SET PROBLEM: Retype the whole listing, please, keeping every line exact and dropping the pictures.

MATERIAL:
* Start *
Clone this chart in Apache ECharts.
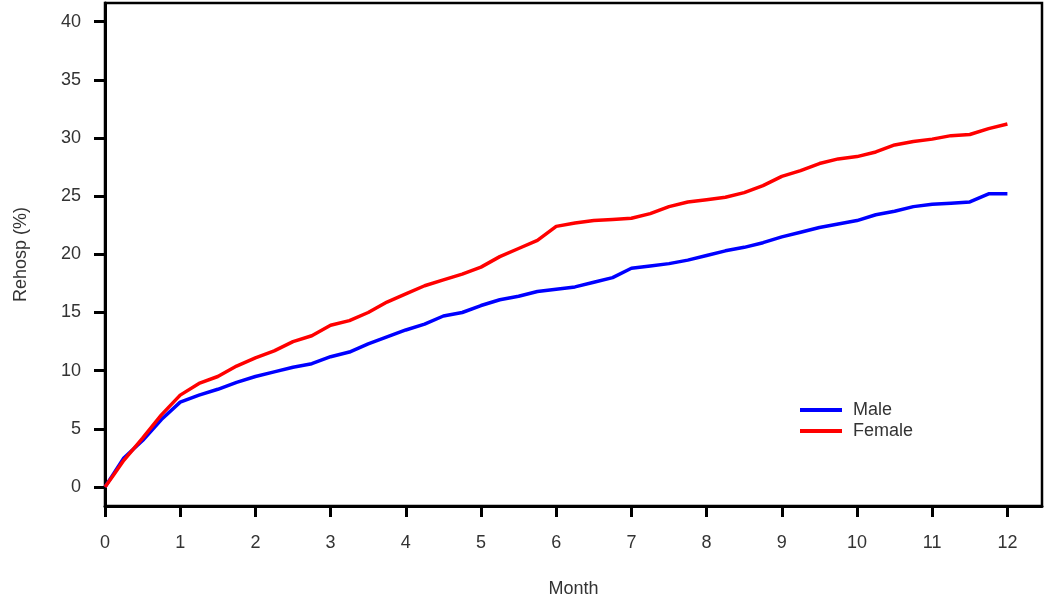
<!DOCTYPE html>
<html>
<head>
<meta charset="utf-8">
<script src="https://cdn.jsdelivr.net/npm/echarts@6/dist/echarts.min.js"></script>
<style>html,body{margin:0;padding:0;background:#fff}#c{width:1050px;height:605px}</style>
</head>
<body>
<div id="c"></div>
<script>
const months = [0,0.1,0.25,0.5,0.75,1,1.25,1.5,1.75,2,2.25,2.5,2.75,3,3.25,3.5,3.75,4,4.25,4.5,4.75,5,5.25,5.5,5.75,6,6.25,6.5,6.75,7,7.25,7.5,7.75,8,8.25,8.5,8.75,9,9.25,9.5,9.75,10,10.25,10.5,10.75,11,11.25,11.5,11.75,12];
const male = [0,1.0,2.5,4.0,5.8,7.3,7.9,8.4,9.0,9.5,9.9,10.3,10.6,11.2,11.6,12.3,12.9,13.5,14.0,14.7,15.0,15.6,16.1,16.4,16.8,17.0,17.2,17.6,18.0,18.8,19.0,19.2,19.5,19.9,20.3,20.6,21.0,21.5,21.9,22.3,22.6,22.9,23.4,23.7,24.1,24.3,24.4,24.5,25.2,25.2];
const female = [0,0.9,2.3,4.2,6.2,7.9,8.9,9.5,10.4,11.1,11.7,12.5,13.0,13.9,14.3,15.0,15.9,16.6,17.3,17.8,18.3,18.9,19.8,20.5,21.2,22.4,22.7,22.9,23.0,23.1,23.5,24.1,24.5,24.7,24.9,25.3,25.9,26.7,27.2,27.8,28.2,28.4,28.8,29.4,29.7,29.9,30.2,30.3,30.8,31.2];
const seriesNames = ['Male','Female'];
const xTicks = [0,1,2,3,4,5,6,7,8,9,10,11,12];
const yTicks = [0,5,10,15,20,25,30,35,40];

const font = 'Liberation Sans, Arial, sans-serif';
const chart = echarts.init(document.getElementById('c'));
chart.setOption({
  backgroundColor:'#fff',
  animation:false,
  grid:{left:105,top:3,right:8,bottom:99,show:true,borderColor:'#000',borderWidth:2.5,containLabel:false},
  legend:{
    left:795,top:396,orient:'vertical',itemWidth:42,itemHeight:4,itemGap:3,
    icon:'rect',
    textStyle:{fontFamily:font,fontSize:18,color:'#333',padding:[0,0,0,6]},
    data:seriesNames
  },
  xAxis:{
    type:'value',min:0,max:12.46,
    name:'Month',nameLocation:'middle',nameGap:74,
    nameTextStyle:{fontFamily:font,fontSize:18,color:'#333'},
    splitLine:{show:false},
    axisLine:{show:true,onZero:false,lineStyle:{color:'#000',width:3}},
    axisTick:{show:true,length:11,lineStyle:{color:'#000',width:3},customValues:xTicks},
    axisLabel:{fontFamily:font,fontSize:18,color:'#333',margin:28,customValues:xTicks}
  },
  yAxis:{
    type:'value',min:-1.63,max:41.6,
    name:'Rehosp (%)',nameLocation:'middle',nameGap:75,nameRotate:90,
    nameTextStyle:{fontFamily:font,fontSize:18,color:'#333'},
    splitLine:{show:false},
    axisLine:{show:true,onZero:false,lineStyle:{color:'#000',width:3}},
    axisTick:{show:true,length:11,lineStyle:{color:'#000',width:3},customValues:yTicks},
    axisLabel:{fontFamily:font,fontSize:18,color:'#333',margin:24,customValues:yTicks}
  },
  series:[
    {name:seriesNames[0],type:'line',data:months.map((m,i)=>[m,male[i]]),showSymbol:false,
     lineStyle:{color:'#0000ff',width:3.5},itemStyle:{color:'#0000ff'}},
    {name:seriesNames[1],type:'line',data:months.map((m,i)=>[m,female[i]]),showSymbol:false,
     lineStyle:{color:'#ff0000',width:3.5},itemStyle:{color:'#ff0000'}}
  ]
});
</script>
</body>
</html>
* End *
RESULT OF THIS EXERCISE:
Clone this chart in Apache ECharts.
<!DOCTYPE html>
<html>
<head>
<meta charset="utf-8">
<script src="https://cdn.jsdelivr.net/npm/echarts@6/dist/echarts.min.js"></script>
<style>html,body{margin:0;padding:0;background:#fff}#c{width:1050px;height:605px}</style>
</head>
<body>
<div id="c"></div>
<script>
const months = [0,0.1,0.25,0.5,0.75,1,1.25,1.5,1.75,2,2.25,2.5,2.75,3,3.25,3.5,3.75,4,4.25,4.5,4.75,5,5.25,5.5,5.75,6,6.25,6.5,6.75,7,7.25,7.5,7.75,8,8.25,8.5,8.75,9,9.25,9.5,9.75,10,10.25,10.5,10.75,11,11.25,11.5,11.75,12];
const male = [0,1.0,2.5,4.0,5.8,7.3,7.9,8.4,9.0,9.5,9.9,10.3,10.6,11.2,11.6,12.3,12.9,13.5,14.0,14.7,15.0,15.6,16.1,16.4,16.8,17.0,17.2,17.6,18.0,18.8,19.0,19.2,19.5,19.9,20.3,20.6,21.0,21.5,21.9,22.3,22.6,22.9,23.4,23.7,24.1,24.3,24.4,24.5,25.2,25.2];
const female = [0,0.9,2.3,4.2,6.2,7.9,8.9,9.5,10.4,11.1,11.7,12.5,13.0,13.9,14.3,15.0,15.9,16.6,17.3,17.8,18.3,18.9,19.8,20.5,21.2,22.4,22.7,22.9,23.0,23.1,23.5,24.1,24.5,24.7,24.9,25.3,25.9,26.7,27.2,27.8,28.2,28.4,28.8,29.4,29.7,29.9,30.2,30.3,30.8,31.2];
const seriesNames = ['Male','Female'];
const xTicks = [0,1,2,3,4,5,6,7,8,9,10,11,12];
const yTicks = [0,5,10,15,20,25,30,35,40];

const font = 'Liberation Sans, Arial, sans-serif';
const chart = echarts.init(document.getElementById('c'));
chart.setOption({
  backgroundColor:'#fff',
  animation:false,
  grid:{left:105,top:3,right:8,bottom:99,show:true,borderColor:'#000',borderWidth:2.5,containLabel:false},
  legend:{
    left:795,top:396,orient:'vertical',itemWidth:42,itemHeight:4,itemGap:3,
    icon:'rect',
    textStyle:{fontFamily:font,fontSize:18,color:'#333',padding:[0,0,0,6]},
    data:seriesNames
  },
  xAxis:{
    type:'value',min:0,max:12.46,
    name:'Month',nameLocation:'middle',nameGap:74,
    nameTextStyle:{fontFamily:font,fontSize:18,color:'#333'},
    splitLine:{show:false},
    axisLine:{show:true,onZero:false,lineStyle:{color:'#000',width:3}},
    axisTick:{show:true,length:11,lineStyle:{color:'#000',width:3},customValues:xTicks},
    axisLabel:{fontFamily:font,fontSize:18,color:'#333',margin:28,customValues:xTicks}
  },
  yAxis:{
    type:'value',min:-1.63,max:41.6,
    name:'Rehosp (%)',nameLocation:'middle',nameGap:75,nameRotate:90,
    nameTextStyle:{fontFamily:font,fontSize:18,color:'#333'},
    splitLine:{show:false},
    axisLine:{show:true,onZero:false,lineStyle:{color:'#000',width:3}},
    axisTick:{show:true,length:11,lineStyle:{color:'#000',width:3},customValues:yTicks},
    axisLabel:{fontFamily:font,fontSize:18,color:'#333',margin:24,customValues:yTicks}
  },
  series:[
    {name:seriesNames[0],type:'line',data:months.map((m,i)=>[m,male[i]]),showSymbol:false,
     lineStyle:{color:'#0000ff',width:3.5},itemStyle:{color:'#0000ff'}},
    {name:seriesNames[1],type:'line',data:months.map((m,i)=>[m,female[i]]),showSymbol:false,
     lineStyle:{color:'#ff0000',width:3.5},itemStyle:{color:'#ff0000'}}
  ]
});
</script>
</body>
</html>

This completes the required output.